Record set:
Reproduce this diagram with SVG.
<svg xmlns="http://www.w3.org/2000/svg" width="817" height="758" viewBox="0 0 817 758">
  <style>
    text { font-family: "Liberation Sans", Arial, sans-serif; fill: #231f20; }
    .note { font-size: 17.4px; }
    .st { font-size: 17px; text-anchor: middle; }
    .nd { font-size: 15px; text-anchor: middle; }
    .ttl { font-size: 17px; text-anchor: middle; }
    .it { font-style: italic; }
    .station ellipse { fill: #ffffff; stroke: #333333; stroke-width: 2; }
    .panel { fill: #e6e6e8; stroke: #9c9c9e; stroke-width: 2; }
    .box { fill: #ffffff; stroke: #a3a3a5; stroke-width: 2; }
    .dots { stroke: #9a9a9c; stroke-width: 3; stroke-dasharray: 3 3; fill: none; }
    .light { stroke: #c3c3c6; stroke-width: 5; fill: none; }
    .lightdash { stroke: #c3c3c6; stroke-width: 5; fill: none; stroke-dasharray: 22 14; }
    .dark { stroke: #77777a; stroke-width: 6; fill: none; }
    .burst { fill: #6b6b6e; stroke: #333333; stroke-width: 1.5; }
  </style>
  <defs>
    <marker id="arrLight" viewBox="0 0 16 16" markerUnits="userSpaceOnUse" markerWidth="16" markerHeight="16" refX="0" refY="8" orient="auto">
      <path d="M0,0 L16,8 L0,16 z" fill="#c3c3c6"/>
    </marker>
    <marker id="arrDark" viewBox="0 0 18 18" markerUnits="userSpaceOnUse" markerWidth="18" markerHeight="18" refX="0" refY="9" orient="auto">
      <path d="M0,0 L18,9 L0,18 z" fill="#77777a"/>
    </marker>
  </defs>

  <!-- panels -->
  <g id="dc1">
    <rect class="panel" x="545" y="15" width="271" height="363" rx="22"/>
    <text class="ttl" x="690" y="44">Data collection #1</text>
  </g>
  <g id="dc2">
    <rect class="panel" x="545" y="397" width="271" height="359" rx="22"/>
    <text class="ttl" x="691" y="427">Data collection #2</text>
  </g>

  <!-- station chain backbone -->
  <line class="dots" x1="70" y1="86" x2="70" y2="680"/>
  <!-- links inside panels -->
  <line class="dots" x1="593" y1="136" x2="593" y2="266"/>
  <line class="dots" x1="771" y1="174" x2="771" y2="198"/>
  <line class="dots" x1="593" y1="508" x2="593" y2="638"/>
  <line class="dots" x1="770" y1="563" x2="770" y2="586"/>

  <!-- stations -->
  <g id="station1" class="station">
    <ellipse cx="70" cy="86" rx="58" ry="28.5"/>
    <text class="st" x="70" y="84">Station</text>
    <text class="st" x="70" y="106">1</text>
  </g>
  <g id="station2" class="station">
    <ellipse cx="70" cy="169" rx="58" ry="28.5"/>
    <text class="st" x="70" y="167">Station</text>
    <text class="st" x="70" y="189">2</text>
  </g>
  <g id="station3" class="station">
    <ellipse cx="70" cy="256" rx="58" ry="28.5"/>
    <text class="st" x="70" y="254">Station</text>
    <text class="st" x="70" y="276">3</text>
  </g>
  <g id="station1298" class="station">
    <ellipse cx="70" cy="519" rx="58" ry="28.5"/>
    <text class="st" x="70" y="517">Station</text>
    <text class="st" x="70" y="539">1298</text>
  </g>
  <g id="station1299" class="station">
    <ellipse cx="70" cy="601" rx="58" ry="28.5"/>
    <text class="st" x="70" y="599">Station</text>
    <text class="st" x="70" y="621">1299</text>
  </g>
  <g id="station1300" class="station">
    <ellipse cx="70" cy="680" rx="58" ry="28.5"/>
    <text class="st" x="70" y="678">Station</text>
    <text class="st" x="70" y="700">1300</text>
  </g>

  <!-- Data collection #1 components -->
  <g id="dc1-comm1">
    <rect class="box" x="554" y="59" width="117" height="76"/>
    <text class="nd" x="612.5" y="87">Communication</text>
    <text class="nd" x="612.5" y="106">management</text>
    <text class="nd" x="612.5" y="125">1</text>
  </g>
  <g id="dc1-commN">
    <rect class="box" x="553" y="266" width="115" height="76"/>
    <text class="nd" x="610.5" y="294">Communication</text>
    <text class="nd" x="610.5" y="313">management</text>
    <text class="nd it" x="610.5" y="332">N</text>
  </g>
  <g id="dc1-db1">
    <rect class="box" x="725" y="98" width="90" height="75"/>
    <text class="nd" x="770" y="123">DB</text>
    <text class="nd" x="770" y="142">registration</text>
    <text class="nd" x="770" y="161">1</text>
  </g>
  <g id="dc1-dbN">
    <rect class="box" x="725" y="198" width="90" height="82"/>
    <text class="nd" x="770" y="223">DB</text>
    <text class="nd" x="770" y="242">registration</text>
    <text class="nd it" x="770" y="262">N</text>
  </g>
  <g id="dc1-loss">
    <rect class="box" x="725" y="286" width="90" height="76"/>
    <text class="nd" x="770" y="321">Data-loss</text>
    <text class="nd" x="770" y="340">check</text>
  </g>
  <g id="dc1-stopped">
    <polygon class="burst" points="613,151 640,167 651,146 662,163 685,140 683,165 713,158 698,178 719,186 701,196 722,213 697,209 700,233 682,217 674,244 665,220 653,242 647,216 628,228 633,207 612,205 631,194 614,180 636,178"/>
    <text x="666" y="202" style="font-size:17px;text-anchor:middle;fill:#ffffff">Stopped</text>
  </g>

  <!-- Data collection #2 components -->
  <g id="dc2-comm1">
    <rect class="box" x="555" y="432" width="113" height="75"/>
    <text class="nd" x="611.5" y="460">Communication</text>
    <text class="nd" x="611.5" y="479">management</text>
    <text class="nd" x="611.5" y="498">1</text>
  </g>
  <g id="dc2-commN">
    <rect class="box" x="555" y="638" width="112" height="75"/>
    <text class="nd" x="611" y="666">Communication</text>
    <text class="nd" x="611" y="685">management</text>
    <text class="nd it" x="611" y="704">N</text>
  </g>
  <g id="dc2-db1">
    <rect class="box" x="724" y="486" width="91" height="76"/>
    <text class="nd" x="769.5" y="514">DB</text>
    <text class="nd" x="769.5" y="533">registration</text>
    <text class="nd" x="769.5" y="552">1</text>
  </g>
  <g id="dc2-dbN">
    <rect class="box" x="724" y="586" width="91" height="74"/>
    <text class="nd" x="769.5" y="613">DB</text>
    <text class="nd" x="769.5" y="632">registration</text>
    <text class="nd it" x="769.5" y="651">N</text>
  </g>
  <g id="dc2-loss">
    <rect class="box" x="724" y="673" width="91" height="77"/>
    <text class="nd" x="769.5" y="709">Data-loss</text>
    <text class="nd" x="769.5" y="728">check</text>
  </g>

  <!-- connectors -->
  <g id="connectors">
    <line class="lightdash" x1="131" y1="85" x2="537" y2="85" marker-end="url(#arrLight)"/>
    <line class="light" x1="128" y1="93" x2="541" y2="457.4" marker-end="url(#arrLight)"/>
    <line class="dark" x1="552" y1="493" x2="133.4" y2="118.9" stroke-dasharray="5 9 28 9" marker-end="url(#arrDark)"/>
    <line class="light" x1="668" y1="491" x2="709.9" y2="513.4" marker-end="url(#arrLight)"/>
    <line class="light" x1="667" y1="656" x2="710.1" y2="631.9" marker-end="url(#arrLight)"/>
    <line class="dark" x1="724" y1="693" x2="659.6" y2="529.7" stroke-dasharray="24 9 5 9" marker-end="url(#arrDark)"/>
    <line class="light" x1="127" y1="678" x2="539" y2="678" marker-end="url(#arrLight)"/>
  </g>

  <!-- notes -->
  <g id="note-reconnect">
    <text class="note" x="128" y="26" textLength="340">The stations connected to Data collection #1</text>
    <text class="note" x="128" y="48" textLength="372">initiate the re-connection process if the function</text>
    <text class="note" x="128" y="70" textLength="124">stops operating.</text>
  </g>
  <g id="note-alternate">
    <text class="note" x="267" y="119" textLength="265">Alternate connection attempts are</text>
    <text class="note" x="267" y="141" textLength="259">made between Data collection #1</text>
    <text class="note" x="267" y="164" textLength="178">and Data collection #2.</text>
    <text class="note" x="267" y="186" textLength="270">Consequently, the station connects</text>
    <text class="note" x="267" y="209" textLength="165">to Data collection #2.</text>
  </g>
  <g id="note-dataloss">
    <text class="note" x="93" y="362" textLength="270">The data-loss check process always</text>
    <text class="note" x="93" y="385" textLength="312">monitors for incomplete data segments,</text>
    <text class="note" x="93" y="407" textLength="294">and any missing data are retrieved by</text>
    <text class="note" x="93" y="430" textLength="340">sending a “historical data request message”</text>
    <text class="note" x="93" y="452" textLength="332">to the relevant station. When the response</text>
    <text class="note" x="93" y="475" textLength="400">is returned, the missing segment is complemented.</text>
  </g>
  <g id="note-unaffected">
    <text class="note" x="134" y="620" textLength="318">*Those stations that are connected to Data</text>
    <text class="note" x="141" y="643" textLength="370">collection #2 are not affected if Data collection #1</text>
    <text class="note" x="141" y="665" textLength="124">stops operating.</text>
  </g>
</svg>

--

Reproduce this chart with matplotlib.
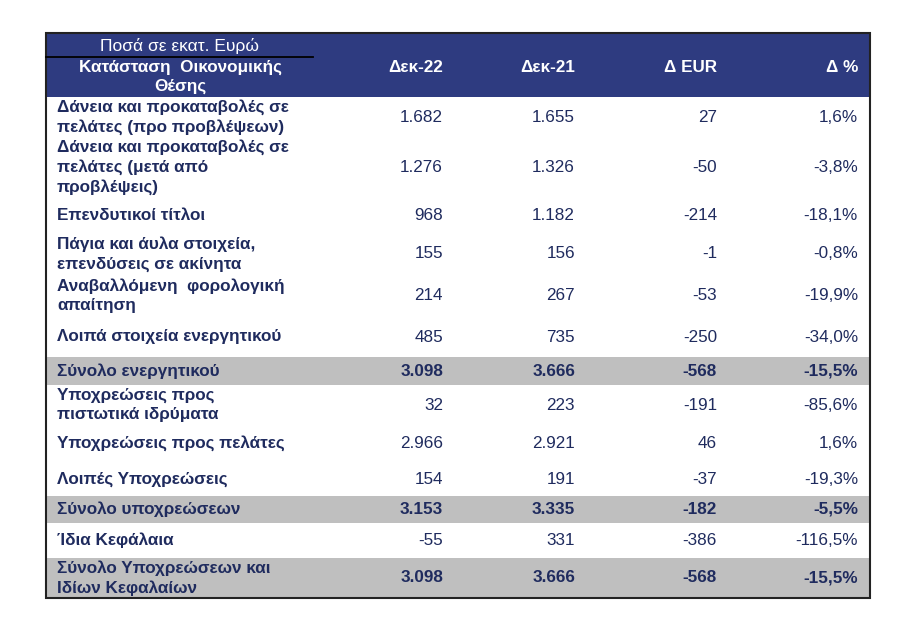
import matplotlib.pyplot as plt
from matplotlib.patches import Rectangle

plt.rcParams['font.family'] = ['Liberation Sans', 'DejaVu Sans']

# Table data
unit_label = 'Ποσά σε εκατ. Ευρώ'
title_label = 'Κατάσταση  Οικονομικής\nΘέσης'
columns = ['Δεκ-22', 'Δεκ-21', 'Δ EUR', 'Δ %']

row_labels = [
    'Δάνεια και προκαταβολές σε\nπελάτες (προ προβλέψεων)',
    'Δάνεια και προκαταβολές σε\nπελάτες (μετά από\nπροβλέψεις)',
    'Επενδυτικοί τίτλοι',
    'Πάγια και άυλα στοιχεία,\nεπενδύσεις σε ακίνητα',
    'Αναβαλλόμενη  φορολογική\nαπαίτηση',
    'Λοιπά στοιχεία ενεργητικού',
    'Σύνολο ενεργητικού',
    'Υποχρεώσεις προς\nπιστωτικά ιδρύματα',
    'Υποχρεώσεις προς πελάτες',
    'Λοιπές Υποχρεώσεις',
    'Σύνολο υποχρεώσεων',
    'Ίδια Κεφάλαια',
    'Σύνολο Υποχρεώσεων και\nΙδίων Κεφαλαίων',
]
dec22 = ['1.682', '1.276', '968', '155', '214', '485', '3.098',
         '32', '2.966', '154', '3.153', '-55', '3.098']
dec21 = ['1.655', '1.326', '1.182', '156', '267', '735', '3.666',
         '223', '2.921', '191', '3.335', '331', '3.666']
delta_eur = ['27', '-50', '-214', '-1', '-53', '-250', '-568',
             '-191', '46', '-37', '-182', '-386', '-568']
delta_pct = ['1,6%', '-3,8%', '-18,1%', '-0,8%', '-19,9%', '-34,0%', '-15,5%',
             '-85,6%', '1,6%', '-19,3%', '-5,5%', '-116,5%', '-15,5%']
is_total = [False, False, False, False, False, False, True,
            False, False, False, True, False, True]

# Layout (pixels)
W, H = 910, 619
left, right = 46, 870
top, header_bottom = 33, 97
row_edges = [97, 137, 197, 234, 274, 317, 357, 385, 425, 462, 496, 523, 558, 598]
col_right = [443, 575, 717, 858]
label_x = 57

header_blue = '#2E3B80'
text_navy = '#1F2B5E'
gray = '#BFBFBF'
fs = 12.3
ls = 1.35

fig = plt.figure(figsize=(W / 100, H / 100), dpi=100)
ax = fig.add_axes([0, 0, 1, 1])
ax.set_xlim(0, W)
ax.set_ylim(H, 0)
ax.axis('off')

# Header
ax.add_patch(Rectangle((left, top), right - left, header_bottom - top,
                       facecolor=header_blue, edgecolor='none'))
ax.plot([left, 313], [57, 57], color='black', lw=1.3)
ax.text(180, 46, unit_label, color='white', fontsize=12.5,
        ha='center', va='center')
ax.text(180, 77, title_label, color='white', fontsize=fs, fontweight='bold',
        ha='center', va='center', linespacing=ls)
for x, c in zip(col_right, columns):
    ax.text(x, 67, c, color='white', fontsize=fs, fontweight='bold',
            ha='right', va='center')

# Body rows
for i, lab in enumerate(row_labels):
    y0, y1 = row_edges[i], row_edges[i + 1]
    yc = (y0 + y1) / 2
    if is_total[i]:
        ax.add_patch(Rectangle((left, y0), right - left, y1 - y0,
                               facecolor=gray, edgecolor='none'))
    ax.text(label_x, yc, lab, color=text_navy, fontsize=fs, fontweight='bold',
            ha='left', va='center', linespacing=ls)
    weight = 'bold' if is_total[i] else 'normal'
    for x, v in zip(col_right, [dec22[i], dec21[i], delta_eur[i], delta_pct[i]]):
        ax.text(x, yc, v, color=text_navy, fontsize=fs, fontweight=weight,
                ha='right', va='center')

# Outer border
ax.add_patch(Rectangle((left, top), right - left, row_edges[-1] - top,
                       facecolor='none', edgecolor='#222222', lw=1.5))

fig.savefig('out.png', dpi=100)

--

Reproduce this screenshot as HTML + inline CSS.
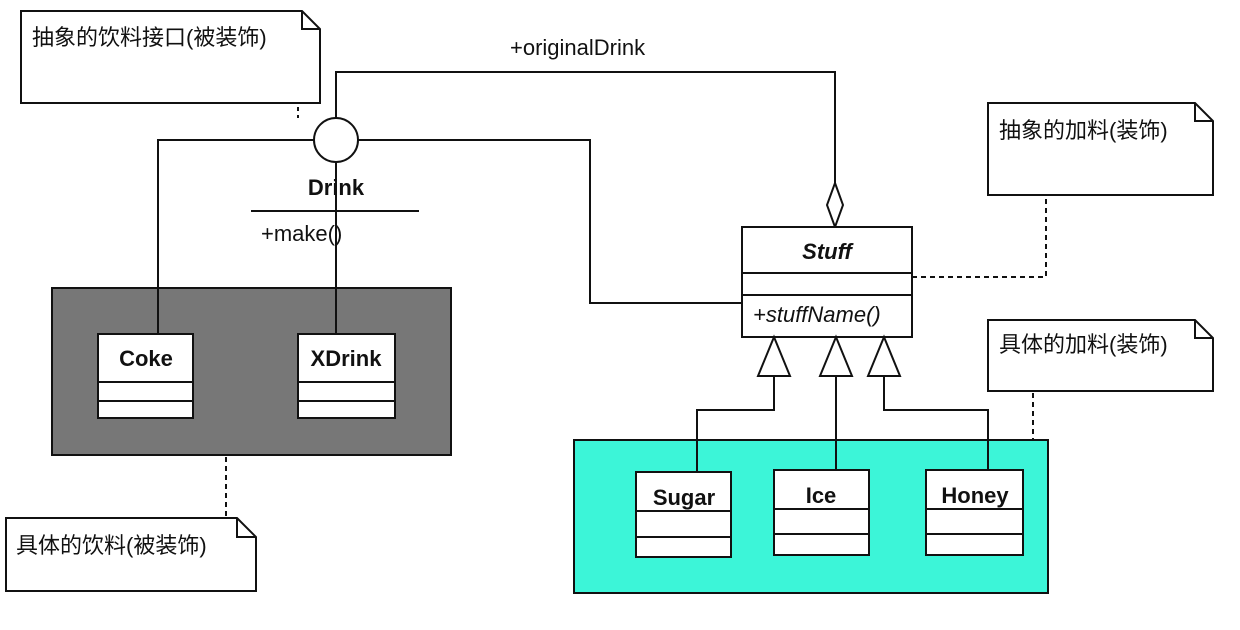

Given instruction:
Output nothing except the lines from the one containing "Reproduce this chart with matplotlib." through the one containing "columns = ['Δεκ-22', 'Δεκ-21', 'Δ", both kept, with the pictures removed.

Task result:
Reproduce this chart with matplotlib.
import matplotlib.pyplot as plt
from matplotlib.patches import Rectangle

plt.rcParams['font.family'] = ['Liberation Sans', 'DejaVu Sans']

# Table data
unit_label = 'Ποσά σε εκατ. Ευρώ'
title_label = 'Κατάσταση  Οικονομικής\nΘέσης'
columns = ['Δεκ-22', 'Δεκ-21', 'Δ EUR', 'Δ %']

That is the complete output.